Черно-белый, простой и изысканный, а временами - в эпизодах с участием засасывающей героя бесовщины - даже вычурный, щеголяющий совершенным владением эстетики классиков немецкого экспрессионизма и современников - Хичкока и Бунюэля, этот фильм вызвал в свое время широкий разброс критических мнений: от безусловного приятия его последователями модернизма (и, кстати, самого Бергмана, считающего "Час волка" удачей) до откровенного неприятия, например, критика Е.С. Громова, чьим послесловием завершается сборник "Бергман о Бергмане" (М.: Радуга, 1985): "Глобальный и, как мне кажется, несколько спекулятивный пессимизм Бергмана оборачивается нередко своего рода эстетизацией отчуждения, что отрицательно сказывается на художественном уровне отдельных его лент. Смотреть картину "Час волка"... сущее наказание. И это несмотря на замечательный исполнительский ансамбль, в котором блистают любимые бергмановские актеры - Макс фон Сюдов и Лив Ульман. Действие развивается вяло, фильм монотонен, а его экранный язык откровенно компилятивен..." (Бергман о Бергмане. С. 495).

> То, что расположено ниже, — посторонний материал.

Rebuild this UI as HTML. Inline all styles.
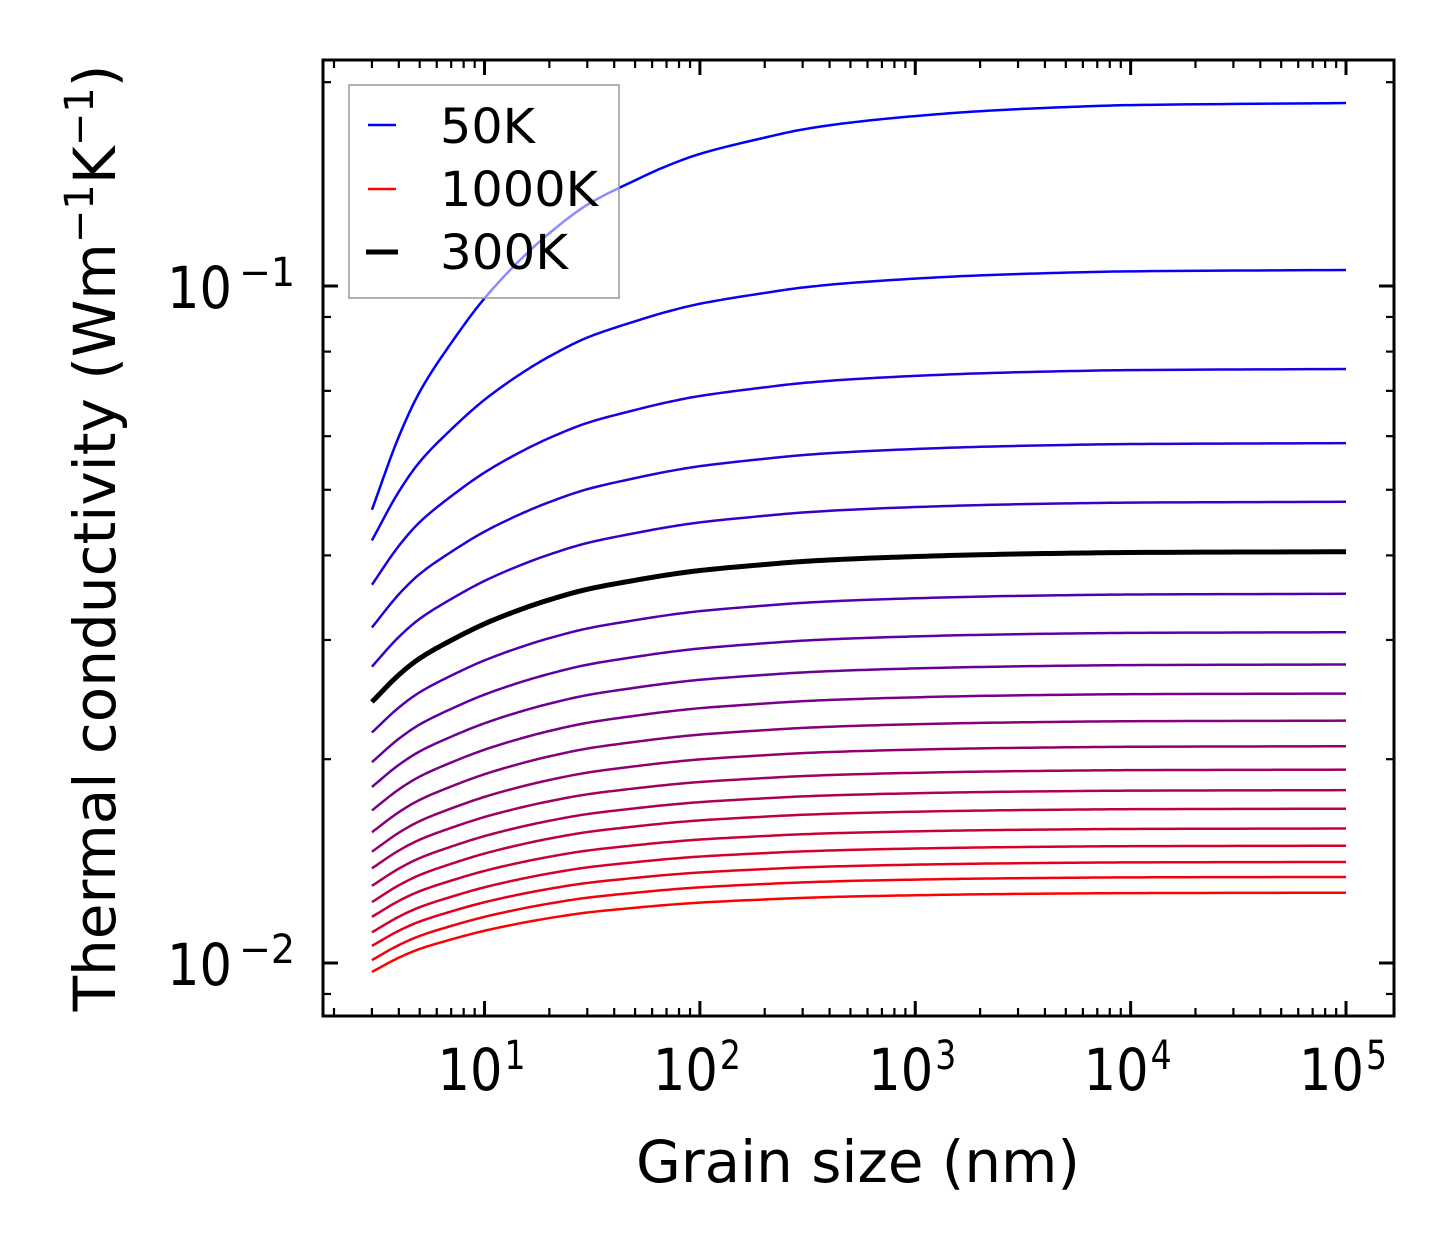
<!DOCTYPE html>
<html><head><meta charset="utf-8"><style>
body{margin:0;background:#fff}
svg{display:block;font-family:"DejaVu Sans","Liberation Sans",sans-serif}
</style></head><body>
<svg id="chart" width="1454" height="1254" viewBox="0 0 1454 1254" xmlns="http://www.w3.org/2000/svg">
<g id="curves"></g>
<g id="ticks"></g>
<rect x="323" y="60" width="1071" height="956" fill="none" stroke="#000" stroke-width="3"/>
<g>
<rect x="349" y="85" width="270" height="213" fill="#fff" fill-opacity="0.55" stroke="#999" stroke-width="1.5"/>
<line x1="368" y1="125" x2="396" y2="125" stroke="#0000ff" stroke-width="2.5"/>
<text x="440" y="143" font-size="48" textLength="95" lengthAdjust="spacingAndGlyphs">50K</text>
<line x1="368" y1="189" x2="396" y2="189" stroke="#ff0000" stroke-width="2.5"/>
<text x="440" y="206" font-size="48" textLength="158" lengthAdjust="spacingAndGlyphs">1000K</text>
<line x1="366" y1="252" x2="398" y2="252" stroke="#000" stroke-width="5"/>
<text x="440" y="269" font-size="48" textLength="128" lengthAdjust="spacingAndGlyphs">300K</text>
</g>
<text x="636" y="1182" font-size="58" textLength="444" lengthAdjust="spacingAndGlyphs">Grain size (nm)</text>
<text transform="translate(115,538) rotate(-90)" font-size="58" text-anchor="middle">Thermal conductivity (Wm<tspan font-size="40" dy="-22">−1</tspan><tspan dy="22">K</tspan><tspan font-size="40" dy="-22">−1</tspan><tspan dy="22">)</tspan></text>
</svg>
<script>
const temperatures=[50,100,150,200,250,300,350,400,450,500,550,600,650,700,750,800,850,900,950,1000];
const kPlateau=[0.1863,0.1056,0.0754,0.0586,0.0480,0.0405,0.0351,0.0308,0.0276,0.0250,0.0228,0.0209,0.0193,0.0180,0.0169,0.0158,0.0149,0.0141,0.0134,0.0127];
const kAt3nm=[0.0467,0.0421,0.0362,0.0313,0.0274,0.0243,0.0219,0.0198,0.0182,0.0168,0.0156,0.0146,0.0138,0.0130,0.0123,0.0117,0.0111,0.0106,0.0101,0.0097];
const grainSizes=[3,4,5,7,10,15,20,30,50,70,100,200,300,500,1000,2000,5000,10000,100000];
const remainingFraction=[1,0.82,0.71,0.59,0.48,0.38,0.32,0.25,0.19,0.155,0.125,0.085,0.065,0.048,0.032,0.02,0.01,0.005,0];
const highlightTemp=300;
const xTickExps=[1,2,3,4,5];
const yTickExps=[-1,-2];

const NS="http://www.w3.org/2000/svg";
const X0=323,X1=1394,Y0=60,Y1=1016;
const xLogMin=0.25,xLogMax=5.2228,yLogMin=-2.0783,yLogMax=-0.6662;
const xs=v=>X0+(Math.log10(v)-xLogMin)/(xLogMax-xLogMin)*(X1-X0);
const ys=v=>Y1-(Math.log10(v)-yLogMin)/(yLogMax-yLogMin)*(Y1-Y0);

function curvePath(i){
  const lx=grainSizes.map(g=>Math.log10(g));
  const ly=grainSizes.map((g,j)=>Math.log10(kPlateau[i])+remainingFraction[j]*(Math.log10(kAt3nm[i])-Math.log10(kPlateau[i])));
  const n=lx.length,m=[];
  const d=[];for(let j=0;j<n-1;j++)d.push((ly[j+1]-ly[j])/(lx[j+1]-lx[j]));
  m[0]=d[0];m[n-1]=d[n-2];
  for(let j=1;j<n-1;j++)m[j]=d[j-1]*d[j]<=0?0:2/(1/d[j-1]+1/d[j]);
  let p="";
  for(let j=0;j<n-1;j++){
    const h=lx[j+1]-lx[j];
    for(let s=0;s<=12;s++){
      if(j>0&&s==0)continue;
      const t=s/12,t2=t*t,t3=t2*t;
      const y=(2*t3-3*t2+1)*ly[j]+(t3-2*t2+t)*h*m[j]+(-2*t3+3*t2)*ly[j+1]+(t3-t2)*h*m[j+1];
      const X=xs(Math.pow(10,lx[j]+t*h)),Y=ys(Math.pow(10,y));
      p+=(p?"L":"M")+X.toFixed(2)+","+Y.toFixed(2);
    }
  }
  return p;
}
const cg=document.getElementById("curves");
temperatures.forEach((T,i)=>{
  const f=i/(temperatures.length-1);
  const el=document.createElementNS(NS,"path");
  
  
  el.setAttribute("d",curvePath(i));
  el.setAttribute("fill","none");
  el.setAttribute("stroke","rgb("+Math.round(255*f)+",0,"+Math.round(255*(1-f))+")");
  el.setAttribute("stroke-width","2.5");
  cg.appendChild(el);
});
{
  const i=temperatures.indexOf(highlightTemp);
  const el=document.createElementNS(NS,"path");
  
  
  el.setAttribute("d",curvePath(i));
  el.setAttribute("fill","none");
  el.setAttribute("stroke","#000");
  el.setAttribute("stroke-width","5");
  cg.appendChild(el);
}
const tg=document.getElementById("ticks");
function line(x1,y1,x2,y2,w){
  const l=document.createElementNS(NS,"line");
  
  
  l.setAttribute("x1",x1);l.setAttribute("y1",y1);l.setAttribute("x2",x2);l.setAttribute("y2",y2);
  l.setAttribute("stroke","#000");l.setAttribute("stroke-width",w);tg.appendChild(l);
}
for(let e=0;e<=5;e++)for(let k=1;k<=9;k++){
  const v=k*Math.pow(10,e);const x=xs(v);
  if(x<X0+1||x>X1-1)continue;
  const L=k==1?15:8,w=k==1?3:2.2;
  line(x,Y1,x,Y1-L,w);line(x,Y0,x,Y0+L,w);
}
for(let e=-3;e<=0;e++)for(let k=1;k<=9;k++){
  const v=k*Math.pow(10,e);const y=ys(v);
  if(y<Y0+1||y>Y1-1)continue;
  const L=k==1?15:8,w=k==1?3:2.2;
  line(X0,y,X0+L,y,w);line(X1,y,X1-L,y,w);
}
function txt(name,x,y,size,s,anchor,len){
  const t=document.createElementNS(NS,"text");
  
  
  t.setAttribute("x",x);t.setAttribute("y",y);t.setAttribute("font-size",size);
  if(anchor)t.setAttribute("text-anchor",anchor);
  if(len){t.setAttribute("textLength",len);t.setAttribute("lengthAdjust","spacingAndGlyphs");}
  t.textContent=s;tg.appendChild(t);
}
xTickExps.forEach(e=>{
  const x=xs(Math.pow(10,e));
  txt('x-tick-label',x-47,1090,58,'10',null,65);
  txt('x-tick-exponent',x+20,1069,40,String(e),null,21);
});
yTickExps.forEach(e=>{
  const y=ys(Math.pow(10,e));
  txt('y-tick-label',167,y+22,58,'10',null,65);
  txt('y-tick-exponent',239,y,40,'−'+(-e),null,56);
});
</script>
</body></html>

Но как бы ни относились критики к картине, сколь бы полярны ни были их мнения о ней, в одном сходились все: это по-бергмановски пронзительная, проникающая сквозь все покровы житейской, "производственной" и художественной психологии трагедия, неизбежно возникающая в результате общения художника с миром: как реальным, так и ирреальным.
Художник - вечное дитя, мнящее себя и взрослым, и героем, и Создателем. Душа художника - топка, огненная прорва, пожирающая его самого, любящих окружающих и сам кокон бытия вокруг художника как человека. Ему не пишется - и солнечный день превращается в мертвую ночь, в "час волка". Ему пишется - и благословенная прохладная ночь в объятиях возлюбленной ему не мила: труба зовет, топка требует дров! Художнику никогда не бывает хорошо, ему - в общепризнанном понимании нормальной жизни - не живется. Есть, конечно, исключения, но герой бергмановского фильма, как и сам Бергман - не из их числа. Интроверты и меланхолики, они задыхаются и от одиночества, и от окружения. Такие-то и умирают, по слову и делу Александра Блока, - "от отсутствия воздуха".
Ведь было же сказано: "Земную жизнь пройдя до половины, я заблудился в сумрачном лесу". А следовало сказать: пройдя до последнего предела, до последнего подъема. Но его суждено преодолеть только великим. Участь остальных - быть истерзанными "часом волка".
В этом, действительно, скучноватом, триллерообразном и излишне постмодернистском фильме, без конца цитирующем Фрейда, названных Хичкока и Бунюэля и не названных Мурнау и самого Бергмана, а также (в истории унизительного для героев общения с выхолощенными соседями-аристократами) и феллиниевские картины "Восемь с половиной" и - особенно - "Сладкая жизнь", в этом, в самом деле, не лучшем фильме шведского классика с героическим пренебрежением к душевной и физической боли автора и зрителей, хотя бы отчасти на собственном опыте знакомых с тем, что же это такое - судьба художника в мире не-художников, произведено хирургическое вскрытие от века незаживающей душевной раны, вскрытие без анестезии, на которое в наше относительно спокойное и сытое время (особенно теперь, после смерти едва ли не всех тех, кто сделал "движущуюся фотографию" Высоким Искусством) уже, пожалуй, никто не решается. Кроме Ингмара Бергмана. Ведь почти все его картины, по большому-то счету, - акты одной и той же трагедии о невозможности мирного сосуществования Художника и Бытия.